(OBJECTIVE): Below is a block of records; return all of them exactly, but without the images.
____
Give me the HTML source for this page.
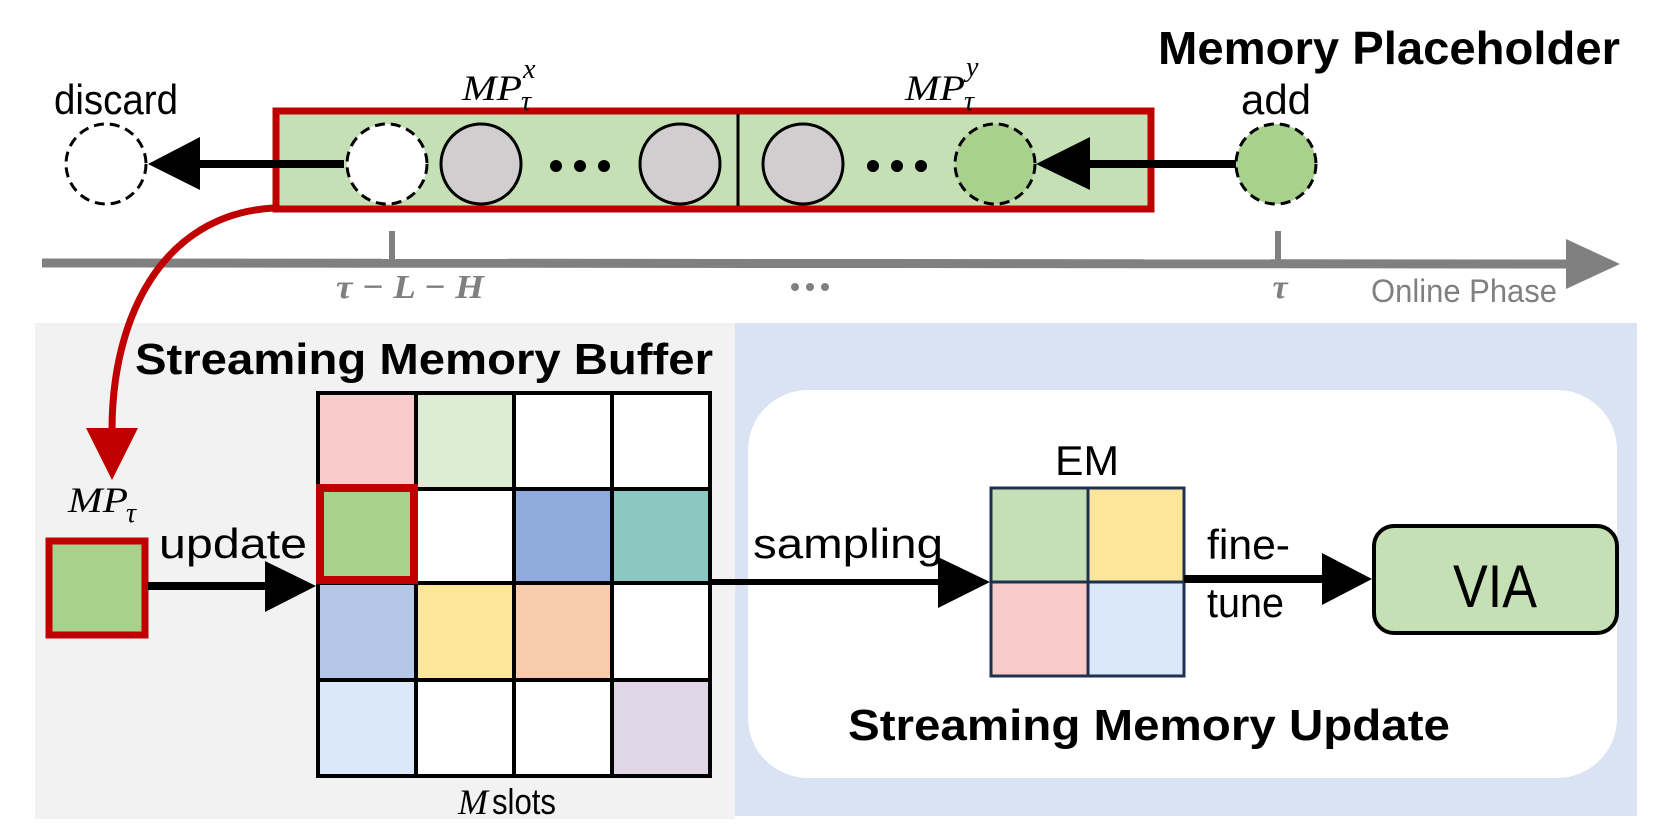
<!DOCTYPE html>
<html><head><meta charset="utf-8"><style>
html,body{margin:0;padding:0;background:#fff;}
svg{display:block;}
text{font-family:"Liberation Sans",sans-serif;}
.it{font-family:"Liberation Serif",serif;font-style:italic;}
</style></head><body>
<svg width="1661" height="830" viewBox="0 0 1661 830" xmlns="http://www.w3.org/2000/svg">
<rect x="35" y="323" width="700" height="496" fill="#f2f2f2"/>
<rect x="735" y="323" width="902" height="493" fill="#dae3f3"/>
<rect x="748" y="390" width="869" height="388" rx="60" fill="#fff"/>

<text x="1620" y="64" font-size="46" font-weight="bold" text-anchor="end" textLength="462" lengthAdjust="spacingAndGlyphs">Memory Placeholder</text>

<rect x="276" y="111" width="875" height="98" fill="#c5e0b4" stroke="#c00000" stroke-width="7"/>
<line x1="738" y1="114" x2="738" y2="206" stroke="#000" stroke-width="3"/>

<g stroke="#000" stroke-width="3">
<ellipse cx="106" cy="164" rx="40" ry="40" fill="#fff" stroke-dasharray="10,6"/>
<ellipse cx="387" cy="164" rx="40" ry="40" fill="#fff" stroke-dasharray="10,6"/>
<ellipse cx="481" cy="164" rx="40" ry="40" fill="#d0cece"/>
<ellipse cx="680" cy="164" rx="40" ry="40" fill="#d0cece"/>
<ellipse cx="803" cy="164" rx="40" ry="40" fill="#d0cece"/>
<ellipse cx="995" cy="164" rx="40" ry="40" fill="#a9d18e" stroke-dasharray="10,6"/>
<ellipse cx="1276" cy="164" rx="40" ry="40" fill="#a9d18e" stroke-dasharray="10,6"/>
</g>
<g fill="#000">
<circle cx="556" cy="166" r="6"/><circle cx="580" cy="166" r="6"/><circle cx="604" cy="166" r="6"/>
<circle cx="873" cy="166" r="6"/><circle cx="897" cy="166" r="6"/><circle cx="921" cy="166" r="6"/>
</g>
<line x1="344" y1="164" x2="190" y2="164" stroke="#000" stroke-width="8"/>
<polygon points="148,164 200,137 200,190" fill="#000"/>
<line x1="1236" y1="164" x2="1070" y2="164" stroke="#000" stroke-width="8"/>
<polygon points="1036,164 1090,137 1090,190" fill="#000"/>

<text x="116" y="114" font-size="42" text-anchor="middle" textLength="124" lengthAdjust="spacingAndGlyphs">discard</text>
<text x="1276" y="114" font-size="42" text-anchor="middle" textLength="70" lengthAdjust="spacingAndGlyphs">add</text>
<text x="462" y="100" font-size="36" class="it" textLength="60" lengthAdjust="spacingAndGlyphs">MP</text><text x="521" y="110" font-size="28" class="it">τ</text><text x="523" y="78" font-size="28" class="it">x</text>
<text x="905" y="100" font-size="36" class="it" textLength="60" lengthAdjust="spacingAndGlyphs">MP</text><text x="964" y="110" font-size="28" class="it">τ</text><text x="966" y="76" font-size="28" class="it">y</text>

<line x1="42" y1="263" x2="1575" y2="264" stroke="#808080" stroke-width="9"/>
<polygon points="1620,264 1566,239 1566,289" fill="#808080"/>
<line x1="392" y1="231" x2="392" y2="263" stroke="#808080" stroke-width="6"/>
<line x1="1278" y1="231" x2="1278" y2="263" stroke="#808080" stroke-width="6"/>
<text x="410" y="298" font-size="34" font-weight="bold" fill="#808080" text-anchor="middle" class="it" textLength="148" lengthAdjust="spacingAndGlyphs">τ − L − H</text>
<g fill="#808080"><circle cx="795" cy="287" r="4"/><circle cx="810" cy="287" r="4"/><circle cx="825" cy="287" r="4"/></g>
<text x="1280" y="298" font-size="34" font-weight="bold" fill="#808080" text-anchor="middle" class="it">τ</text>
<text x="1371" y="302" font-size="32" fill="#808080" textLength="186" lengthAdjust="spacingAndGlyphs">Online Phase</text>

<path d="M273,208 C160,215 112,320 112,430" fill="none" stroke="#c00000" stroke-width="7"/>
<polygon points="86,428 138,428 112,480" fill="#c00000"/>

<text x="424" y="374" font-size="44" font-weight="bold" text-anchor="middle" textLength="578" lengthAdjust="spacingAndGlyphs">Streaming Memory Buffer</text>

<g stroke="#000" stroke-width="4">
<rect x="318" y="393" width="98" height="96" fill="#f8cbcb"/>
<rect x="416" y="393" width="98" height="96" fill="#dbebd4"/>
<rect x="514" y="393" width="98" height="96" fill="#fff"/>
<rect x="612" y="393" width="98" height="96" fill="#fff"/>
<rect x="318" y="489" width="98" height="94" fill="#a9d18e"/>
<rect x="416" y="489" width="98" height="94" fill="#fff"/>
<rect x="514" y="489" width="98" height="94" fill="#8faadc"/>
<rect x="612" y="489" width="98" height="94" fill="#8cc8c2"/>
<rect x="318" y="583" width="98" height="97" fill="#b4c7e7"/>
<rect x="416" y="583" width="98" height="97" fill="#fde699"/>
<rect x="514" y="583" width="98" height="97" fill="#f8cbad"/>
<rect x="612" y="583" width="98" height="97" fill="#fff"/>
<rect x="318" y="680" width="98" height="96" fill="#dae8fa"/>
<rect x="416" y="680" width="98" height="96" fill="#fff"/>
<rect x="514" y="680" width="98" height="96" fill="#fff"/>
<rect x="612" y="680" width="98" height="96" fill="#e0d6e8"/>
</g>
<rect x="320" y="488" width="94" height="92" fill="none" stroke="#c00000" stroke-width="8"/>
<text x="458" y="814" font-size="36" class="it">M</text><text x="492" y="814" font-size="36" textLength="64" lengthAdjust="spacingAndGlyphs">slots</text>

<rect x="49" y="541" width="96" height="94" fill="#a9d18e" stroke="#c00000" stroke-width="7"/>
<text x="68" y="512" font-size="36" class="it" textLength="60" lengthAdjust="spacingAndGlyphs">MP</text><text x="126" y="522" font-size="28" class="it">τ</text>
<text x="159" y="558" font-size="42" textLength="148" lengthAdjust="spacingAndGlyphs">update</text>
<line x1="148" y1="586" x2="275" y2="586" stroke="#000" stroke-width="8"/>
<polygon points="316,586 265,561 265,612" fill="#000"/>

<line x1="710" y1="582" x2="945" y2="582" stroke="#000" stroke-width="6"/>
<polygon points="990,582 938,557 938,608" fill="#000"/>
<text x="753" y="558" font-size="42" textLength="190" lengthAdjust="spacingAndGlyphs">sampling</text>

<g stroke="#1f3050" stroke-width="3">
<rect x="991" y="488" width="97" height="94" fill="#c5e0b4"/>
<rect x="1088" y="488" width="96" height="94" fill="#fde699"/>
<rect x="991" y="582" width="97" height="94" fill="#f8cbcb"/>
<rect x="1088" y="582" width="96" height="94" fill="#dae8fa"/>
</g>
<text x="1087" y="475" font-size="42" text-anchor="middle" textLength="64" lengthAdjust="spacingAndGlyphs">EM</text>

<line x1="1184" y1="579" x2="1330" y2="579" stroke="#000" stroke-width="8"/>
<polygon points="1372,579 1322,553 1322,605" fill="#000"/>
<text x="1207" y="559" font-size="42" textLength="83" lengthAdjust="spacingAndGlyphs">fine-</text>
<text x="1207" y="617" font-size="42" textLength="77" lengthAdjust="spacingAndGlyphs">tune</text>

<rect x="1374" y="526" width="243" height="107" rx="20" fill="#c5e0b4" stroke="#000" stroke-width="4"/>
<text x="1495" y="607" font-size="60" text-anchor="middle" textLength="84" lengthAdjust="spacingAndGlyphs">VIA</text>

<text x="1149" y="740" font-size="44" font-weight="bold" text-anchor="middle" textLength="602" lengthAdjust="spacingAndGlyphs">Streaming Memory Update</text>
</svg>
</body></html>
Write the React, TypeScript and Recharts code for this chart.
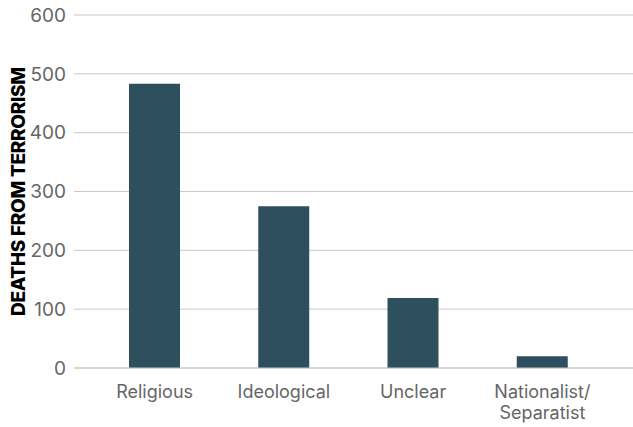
____
(TASK SOLUTION):
Give me the HTML source for this page.
<!DOCTYPE html>
<html><head><meta charset="utf-8"><style>
html,body{margin:0;padding:0;background:#fff;}
svg{display:block;}
text{font-family:"Liberation Sans",sans-serif;}
.it{font-family:"Liberation Serif",serif;font-style:italic;}
</style></head><body>
<svg width="1661" height="830" viewBox="0 0 1661 830" xmlns="http://www.w3.org/2000/svg">
<rect x="35" y="323" width="700" height="496" fill="#f2f2f2"/>
<rect x="735" y="323" width="902" height="493" fill="#dae3f3"/>
<rect x="748" y="390" width="869" height="388" rx="60" fill="#fff"/>

<text x="1620" y="64" font-size="46" font-weight="bold" text-anchor="end" textLength="462" lengthAdjust="spacingAndGlyphs">Memory Placeholder</text>

<rect x="276" y="111" width="875" height="98" fill="#c5e0b4" stroke="#c00000" stroke-width="7"/>
<line x1="738" y1="114" x2="738" y2="206" stroke="#000" stroke-width="3"/>

<g stroke="#000" stroke-width="3">
<ellipse cx="106" cy="164" rx="40" ry="40" fill="#fff" stroke-dasharray="10,6"/>
<ellipse cx="387" cy="164" rx="40" ry="40" fill="#fff" stroke-dasharray="10,6"/>
<ellipse cx="481" cy="164" rx="40" ry="40" fill="#d0cece"/>
<ellipse cx="680" cy="164" rx="40" ry="40" fill="#d0cece"/>
<ellipse cx="803" cy="164" rx="40" ry="40" fill="#d0cece"/>
<ellipse cx="995" cy="164" rx="40" ry="40" fill="#a9d18e" stroke-dasharray="10,6"/>
<ellipse cx="1276" cy="164" rx="40" ry="40" fill="#a9d18e" stroke-dasharray="10,6"/>
</g>
<g fill="#000">
<circle cx="556" cy="166" r="6"/><circle cx="580" cy="166" r="6"/><circle cx="604" cy="166" r="6"/>
<circle cx="873" cy="166" r="6"/><circle cx="897" cy="166" r="6"/><circle cx="921" cy="166" r="6"/>
</g>
<line x1="344" y1="164" x2="190" y2="164" stroke="#000" stroke-width="8"/>
<polygon points="148,164 200,137 200,190" fill="#000"/>
<line x1="1236" y1="164" x2="1070" y2="164" stroke="#000" stroke-width="8"/>
<polygon points="1036,164 1090,137 1090,190" fill="#000"/>

<text x="116" y="114" font-size="42" text-anchor="middle" textLength="124" lengthAdjust="spacingAndGlyphs">discard</text>
<text x="1276" y="114" font-size="42" text-anchor="middle" textLength="70" lengthAdjust="spacingAndGlyphs">add</text>
<text x="462" y="100" font-size="36" class="it" textLength="60" lengthAdjust="spacingAndGlyphs">MP</text><text x="521" y="110" font-size="28" class="it">τ</text><text x="523" y="78" font-size="28" class="it">x</text>
<text x="905" y="100" font-size="36" class="it" textLength="60" lengthAdjust="spacingAndGlyphs">MP</text><text x="964" y="110" font-size="28" class="it">τ</text><text x="966" y="76" font-size="28" class="it">y</text>

<line x1="42" y1="263" x2="1575" y2="264" stroke="#808080" stroke-width="9"/>
<polygon points="1620,264 1566,239 1566,289" fill="#808080"/>
<line x1="392" y1="231" x2="392" y2="263" stroke="#808080" stroke-width="6"/>
<line x1="1278" y1="231" x2="1278" y2="263" stroke="#808080" stroke-width="6"/>
<text x="410" y="298" font-size="34" font-weight="bold" fill="#808080" text-anchor="middle" class="it" textLength="148" lengthAdjust="spacingAndGlyphs">τ − L − H</text>
<g fill="#808080"><circle cx="795" cy="287" r="4"/><circle cx="810" cy="287" r="4"/><circle cx="825" cy="287" r="4"/></g>
<text x="1280" y="298" font-size="34" font-weight="bold" fill="#808080" text-anchor="middle" class="it">τ</text>
<text x="1371" y="302" font-size="32" fill="#808080" textLength="186" lengthAdjust="spacingAndGlyphs">Online Phase</text>

<path d="M273,208 C160,215 112,320 112,430" fill="none" stroke="#c00000" stroke-width="7"/>
<polygon points="86,428 138,428 112,480" fill="#c00000"/>

<text x="424" y="374" font-size="44" font-weight="bold" text-anchor="middle" textLength="578" lengthAdjust="spacingAndGlyphs">Streaming Memory Buffer</text>

<g stroke="#000" stroke-width="4">
<rect x="318" y="393" width="98" height="96" fill="#f8cbcb"/>
<rect x="416" y="393" width="98" height="96" fill="#dbebd4"/>
<rect x="514" y="393" width="98" height="96" fill="#fff"/>
<rect x="612" y="393" width="98" height="96" fill="#fff"/>
<rect x="318" y="489" width="98" height="94" fill="#a9d18e"/>
<rect x="416" y="489" width="98" height="94" fill="#fff"/>
<rect x="514" y="489" width="98" height="94" fill="#8faadc"/>
<rect x="612" y="489" width="98" height="94" fill="#8cc8c2"/>
<rect x="318" y="583" width="98" height="97" fill="#b4c7e7"/>
<rect x="416" y="583" width="98" height="97" fill="#fde699"/>
<rect x="514" y="583" width="98" height="97" fill="#f8cbad"/>
<rect x="612" y="583" width="98" height="97" fill="#fff"/>
<rect x="318" y="680" width="98" height="96" fill="#dae8fa"/>
<rect x="416" y="680" width="98" height="96" fill="#fff"/>
<rect x="514" y="680" width="98" height="96" fill="#fff"/>
<rect x="612" y="680" width="98" height="96" fill="#e0d6e8"/>
</g>
<rect x="320" y="488" width="94" height="92" fill="none" stroke="#c00000" stroke-width="8"/>
<text x="458" y="814" font-size="36" class="it">M</text><text x="492" y="814" font-size="36" textLength="64" lengthAdjust="spacingAndGlyphs">slots</text>

<rect x="49" y="541" width="96" height="94" fill="#a9d18e" stroke="#c00000" stroke-width="7"/>
<text x="68" y="512" font-size="36" class="it" textLength="60" lengthAdjust="spacingAndGlyphs">MP</text><text x="126" y="522" font-size="28" class="it">τ</text>
<text x="159" y="558" font-size="42" textLength="148" lengthAdjust="spacingAndGlyphs">update</text>
<line x1="148" y1="586" x2="275" y2="586" stroke="#000" stroke-width="8"/>
<polygon points="316,586 265,561 265,612" fill="#000"/>

<line x1="710" y1="582" x2="945" y2="582" stroke="#000" stroke-width="6"/>
<polygon points="990,582 938,557 938,608" fill="#000"/>
<text x="753" y="558" font-size="42" textLength="190" lengthAdjust="spacingAndGlyphs">sampling</text>

<g stroke="#1f3050" stroke-width="3">
<rect x="991" y="488" width="97" height="94" fill="#c5e0b4"/>
<rect x="1088" y="488" width="96" height="94" fill="#fde699"/>
<rect x="991" y="582" width="97" height="94" fill="#f8cbcb"/>
<rect x="1088" y="582" width="96" height="94" fill="#dae8fa"/>
</g>
<text x="1087" y="475" font-size="42" text-anchor="middle" textLength="64" lengthAdjust="spacingAndGlyphs">EM</text>

<line x1="1184" y1="579" x2="1330" y2="579" stroke="#000" stroke-width="8"/>
<polygon points="1372,579 1322,553 1322,605" fill="#000"/>
<text x="1207" y="559" font-size="42" textLength="83" lengthAdjust="spacingAndGlyphs">fine-</text>
<text x="1207" y="617" font-size="42" textLength="77" lengthAdjust="spacingAndGlyphs">tune</text>

<rect x="1374" y="526" width="243" height="107" rx="20" fill="#c5e0b4" stroke="#000" stroke-width="4"/>
<text x="1495" y="607" font-size="60" text-anchor="middle" textLength="84" lengthAdjust="spacingAndGlyphs">VIA</text>

<text x="1149" y="740" font-size="44" font-weight="bold" text-anchor="middle" textLength="602" lengthAdjust="spacingAndGlyphs">Streaming Memory Update</text>
</svg>
</body></html>
Write the React, TypeScript and Recharts code for this chart.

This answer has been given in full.